La Francia dice no alla “fast fashion” (in francese “mode éphémère”), ovverosia i capi di abbigliamento a basso costo e di scarsa qualità promossi da marchi stranieri o da siti di acquisto online. L’iniziativa si deve all’approvazione, durante la seduta dell’Assemblea nazionale dello scorso giovedì 14 marzo, di un nuovo disegno di legge a introduzione di nuove tassazioni e sanzioni.
La Francia e la “fast fashion”
Stando a quanto reso noto dall’Agence de l’Environnement et de la Maîtrise de l’Energie (ADEME, Agenzia dell’Ambiente e della Gestione dell’Energia), ogni anno nel mondo vengono venduti più di 100 miliardi di capi di abbigliamento. In Francia tali cifre sono aumentate esponenzialmente nell’arco di un solo decennio, raggiungendo i 3,3 miliardi di prodotti in commercio, anche più di 48 per ogni abitante del Paese.
Tale boom si deve in parte al proliferare della cosiddetta “fast fashion”, marchi che immettono sul mercato numerosissimi modelli dal prezzo conveniente, spingendo l’utenza ad adottare un approccio quasi “usa e getta” alla moda. Una delle etichette più diffuse in tale senso è l’azienda cinese Shein, che produce in media più di 7.200 nuovi prodotti al giorno e mette a disposizione dei consumatori più di 470 mila proposte.
Proprio sotto la sua influenza, come reso noto dall’Istituto Francese della Moda, anche le altre etichette francesi ed europee tendono maggiormente a virare verso la cosiddetta “moda effimera”. Incrementare i volumi delle proprie collezioni e prevedere una politica di convenienza economica va però in favore di una forma di clientela quantomai impulsiva verso il rinnovamento, con relative conseguenze a livello ambientale, sociale ed economico.
Le ricadute della “moda effimera”
Secondo quanto monitorato dal Programma delle Nazioni Unite per l’ambiente, l’industria tessile è a oggi responsabile del 10% delle emissioni globali di gas serra; in aggiunta essa provoca netti impatti sulla natura in termini di inquinamento del suolo e delle acque oltre che di danneggiamento alle specie viventi che abitano tali ecosistemi.

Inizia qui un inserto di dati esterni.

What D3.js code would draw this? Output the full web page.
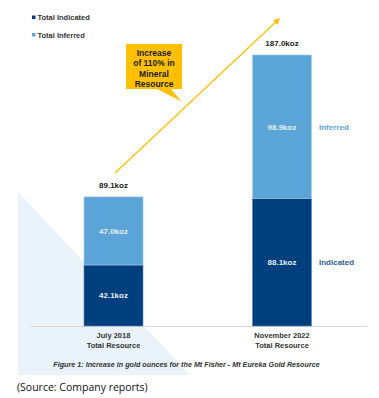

Guardando al versante socio-economico, poi, l’imprenditoria della moda si configura quale uno dei settori maggiormente deficitari in Francia, con più di 12 miliardi di euro di perdite, pari a oltre il 20% del deficit complessivo del Paese. Tale dato comunicato dalla Direzione generale delle Dogane e dei Diritti Indiretti (DGDDI) si spiega semplicemente perché il settore tradizionale dell’abbigliamento francese trova sempre più difficoltà nel fare fronte alla concorrenza dei Paesi terzi e in modo particolare orientale; qui, difatti, già da diversi decenni sono state delocalizzate numerose serie di produzioni per permettere un duplice risparmio quanto a manodopera e materie prime.
Il disegno di legge per la “fast fashion” in Francia
Il disegno di legge proposto da Anne-Cécile Violland assieme ad altri ventinove deputati e grazie al quale la Francia intende tassare i capi di “fast fashion” si compone di tre diversi articoli. Deposto in Assemblea nazionale lo scorso martedì 30 gennaio e approvato lo scorso giovedì 14 marzo, esso mira a promuovere una filosofia di moda più sostenibile capace di ridurre l’impronta dell’uomo sull’ambiente a lui circostante.
Il primo articolo domanda di “fornire ai consumatori maggiori informazioni e a sensibilizzarli sull’impatto della moda effimera nonché sulle possibilità di riutilizzare e riparare abiti e accessori”.
Il secondo articolo chiede che “i contributi finanziari versati dipendano anche dalle ricadute ambientali e dalle emissioni di carbonio della produzione e dal fatto che facciano o meno parte di un approccio commerciale a vita breve“. Previste anche sanzioni sino a 60 mila euro “basate su criteri quali la sostenibilità e la riciclabilità” i cui introiti andranno a finanziare la raccolta e il trattamento dell’usato ma anche le iniziative di ricerca, riutilizzo ed eco-design delle aziende più virtuose.
Alfine il terzo articolo vuole “vietare la pubblicità per le imprese e i prodotti che si occupano di “fast fashion””, allo stesso modo in cui la legge “Clima e resilienza” ha proibito la pubblicizzazione dei combustibili fossili o del “greenwashing”.